__Objective__:
Return all of the entries word for word, but omit the pictures they contain.

[Some records]
● ● ●

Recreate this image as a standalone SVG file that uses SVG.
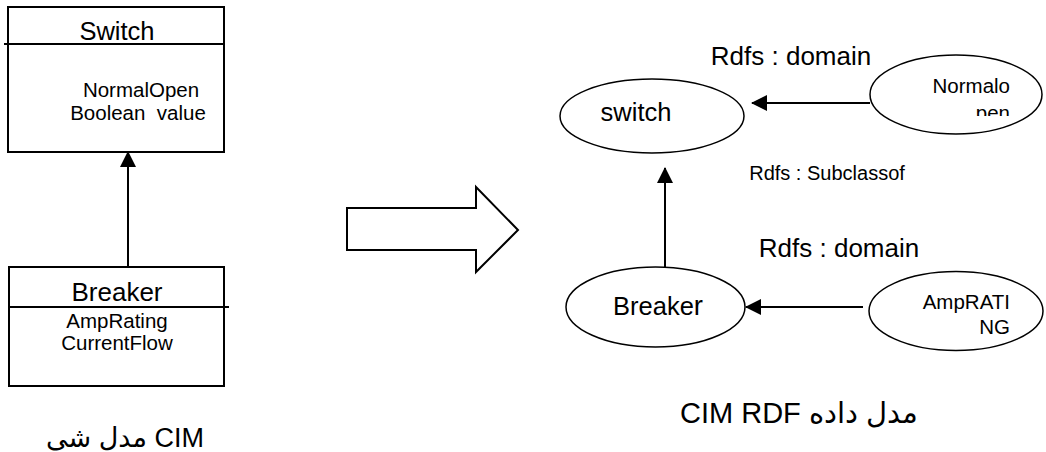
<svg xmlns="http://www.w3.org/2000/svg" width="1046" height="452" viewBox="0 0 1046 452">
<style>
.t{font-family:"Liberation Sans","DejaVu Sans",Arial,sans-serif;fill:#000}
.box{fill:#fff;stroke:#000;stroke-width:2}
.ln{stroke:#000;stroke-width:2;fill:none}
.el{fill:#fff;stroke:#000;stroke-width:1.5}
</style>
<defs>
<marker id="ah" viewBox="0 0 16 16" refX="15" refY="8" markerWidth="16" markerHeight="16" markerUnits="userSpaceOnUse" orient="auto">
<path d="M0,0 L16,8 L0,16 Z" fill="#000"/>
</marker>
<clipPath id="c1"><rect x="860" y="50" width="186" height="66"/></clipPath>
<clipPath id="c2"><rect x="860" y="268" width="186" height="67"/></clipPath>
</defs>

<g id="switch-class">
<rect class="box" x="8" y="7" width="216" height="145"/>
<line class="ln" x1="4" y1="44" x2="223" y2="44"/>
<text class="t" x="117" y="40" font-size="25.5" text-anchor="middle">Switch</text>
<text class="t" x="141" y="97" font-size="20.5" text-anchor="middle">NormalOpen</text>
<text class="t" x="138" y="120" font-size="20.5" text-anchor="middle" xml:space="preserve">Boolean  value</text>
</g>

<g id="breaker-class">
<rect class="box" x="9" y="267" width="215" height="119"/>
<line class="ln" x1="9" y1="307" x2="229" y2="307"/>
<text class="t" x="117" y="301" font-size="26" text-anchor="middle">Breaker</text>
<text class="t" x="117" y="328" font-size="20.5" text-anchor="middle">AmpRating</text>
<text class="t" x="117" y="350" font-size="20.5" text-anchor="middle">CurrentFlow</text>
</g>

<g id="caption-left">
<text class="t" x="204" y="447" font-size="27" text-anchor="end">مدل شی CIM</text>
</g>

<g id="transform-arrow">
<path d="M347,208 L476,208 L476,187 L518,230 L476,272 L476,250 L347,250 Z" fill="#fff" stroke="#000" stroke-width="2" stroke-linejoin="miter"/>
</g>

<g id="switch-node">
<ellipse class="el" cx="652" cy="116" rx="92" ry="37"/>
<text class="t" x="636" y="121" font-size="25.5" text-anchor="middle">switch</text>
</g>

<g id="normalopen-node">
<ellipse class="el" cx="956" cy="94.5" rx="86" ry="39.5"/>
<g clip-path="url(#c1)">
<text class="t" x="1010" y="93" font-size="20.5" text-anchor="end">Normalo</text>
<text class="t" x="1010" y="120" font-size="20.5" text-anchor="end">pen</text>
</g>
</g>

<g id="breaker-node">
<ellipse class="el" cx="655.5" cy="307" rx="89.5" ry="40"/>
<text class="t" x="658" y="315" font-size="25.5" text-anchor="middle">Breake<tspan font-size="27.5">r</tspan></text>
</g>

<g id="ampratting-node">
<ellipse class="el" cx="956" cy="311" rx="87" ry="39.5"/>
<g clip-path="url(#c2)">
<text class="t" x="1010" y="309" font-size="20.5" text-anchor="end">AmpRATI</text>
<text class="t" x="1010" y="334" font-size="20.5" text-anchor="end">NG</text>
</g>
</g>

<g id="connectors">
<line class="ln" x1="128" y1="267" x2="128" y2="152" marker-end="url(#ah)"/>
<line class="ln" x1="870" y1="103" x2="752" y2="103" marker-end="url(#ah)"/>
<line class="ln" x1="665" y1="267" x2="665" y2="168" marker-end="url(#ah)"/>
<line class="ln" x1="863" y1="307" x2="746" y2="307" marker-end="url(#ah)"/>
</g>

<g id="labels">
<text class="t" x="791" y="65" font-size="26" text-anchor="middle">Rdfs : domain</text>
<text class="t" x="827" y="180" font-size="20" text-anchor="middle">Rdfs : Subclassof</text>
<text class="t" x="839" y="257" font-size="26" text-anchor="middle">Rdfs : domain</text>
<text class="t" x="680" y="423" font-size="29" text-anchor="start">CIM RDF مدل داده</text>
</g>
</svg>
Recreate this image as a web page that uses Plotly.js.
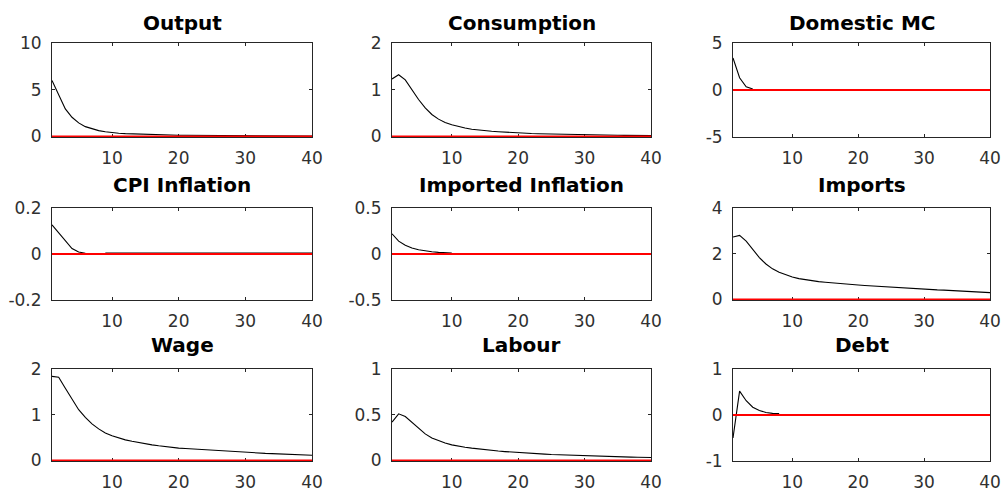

● ● ●

__Solution for this task__:
Recreate this image as a standalone SVG file that uses SVG.
<svg xmlns="http://www.w3.org/2000/svg" width="1046" height="452" viewBox="0 0 1046 452">
<style>
.t{font-family:"Liberation Sans","DejaVu Sans",Arial,sans-serif;fill:#000}
.box{fill:#fff;stroke:#000;stroke-width:2}
.ln{stroke:#000;stroke-width:2;fill:none}
.el{fill:#fff;stroke:#000;stroke-width:1.5}
</style>
<defs>
<marker id="ah" viewBox="0 0 16 16" refX="15" refY="8" markerWidth="16" markerHeight="16" markerUnits="userSpaceOnUse" orient="auto">
<path d="M0,0 L16,8 L0,16 Z" fill="#000"/>
</marker>
<clipPath id="c1"><rect x="860" y="50" width="186" height="66"/></clipPath>
<clipPath id="c2"><rect x="860" y="268" width="186" height="67"/></clipPath>
</defs>

<g id="switch-class">
<rect class="box" x="8" y="7" width="216" height="145"/>
<line class="ln" x1="4" y1="44" x2="223" y2="44"/>
<text class="t" x="117" y="40" font-size="25.5" text-anchor="middle">Switch</text>
<text class="t" x="141" y="97" font-size="20.5" text-anchor="middle">NormalOpen</text>
<text class="t" x="138" y="120" font-size="20.5" text-anchor="middle" xml:space="preserve">Boolean  value</text>
</g>

<g id="breaker-class">
<rect class="box" x="9" y="267" width="215" height="119"/>
<line class="ln" x1="9" y1="307" x2="229" y2="307"/>
<text class="t" x="117" y="301" font-size="26" text-anchor="middle">Breaker</text>
<text class="t" x="117" y="328" font-size="20.5" text-anchor="middle">AmpRating</text>
<text class="t" x="117" y="350" font-size="20.5" text-anchor="middle">CurrentFlow</text>
</g>

<g id="caption-left">
<text class="t" x="204" y="447" font-size="27" text-anchor="end">مدل شی CIM</text>
</g>

<g id="transform-arrow">
<path d="M347,208 L476,208 L476,187 L518,230 L476,272 L476,250 L347,250 Z" fill="#fff" stroke="#000" stroke-width="2" stroke-linejoin="miter"/>
</g>

<g id="switch-node">
<ellipse class="el" cx="652" cy="116" rx="92" ry="37"/>
<text class="t" x="636" y="121" font-size="25.5" text-anchor="middle">switch</text>
</g>

<g id="normalopen-node">
<ellipse class="el" cx="956" cy="94.5" rx="86" ry="39.5"/>
<g clip-path="url(#c1)">
<text class="t" x="1010" y="93" font-size="20.5" text-anchor="end">Normalo</text>
<text class="t" x="1010" y="120" font-size="20.5" text-anchor="end">pen</text>
</g>
</g>

<g id="breaker-node">
<ellipse class="el" cx="655.5" cy="307" rx="89.5" ry="40"/>
<text class="t" x="658" y="315" font-size="25.5" text-anchor="middle">Breake<tspan font-size="27.5">r</tspan></text>
</g>

<g id="ampratting-node">
<ellipse class="el" cx="956" cy="311" rx="87" ry="39.5"/>
<g clip-path="url(#c2)">
<text class="t" x="1010" y="309" font-size="20.5" text-anchor="end">AmpRATI</text>
<text class="t" x="1010" y="334" font-size="20.5" text-anchor="end">NG</text>
</g>
</g>

<g id="connectors">
<line class="ln" x1="128" y1="267" x2="128" y2="152" marker-end="url(#ah)"/>
<line class="ln" x1="870" y1="103" x2="752" y2="103" marker-end="url(#ah)"/>
<line class="ln" x1="665" y1="267" x2="665" y2="168" marker-end="url(#ah)"/>
<line class="ln" x1="863" y1="307" x2="746" y2="307" marker-end="url(#ah)"/>
</g>

<g id="labels">
<text class="t" x="791" y="65" font-size="26" text-anchor="middle">Rdfs : domain</text>
<text class="t" x="827" y="180" font-size="20" text-anchor="middle">Rdfs : Subclassof</text>
<text class="t" x="839" y="257" font-size="26" text-anchor="middle">Rdfs : domain</text>
<text class="t" x="680" y="423" font-size="29" text-anchor="start">CIM RDF مدل داده</text>
</g>
</svg>
Recreate this image as a web page that uses Plotly.js.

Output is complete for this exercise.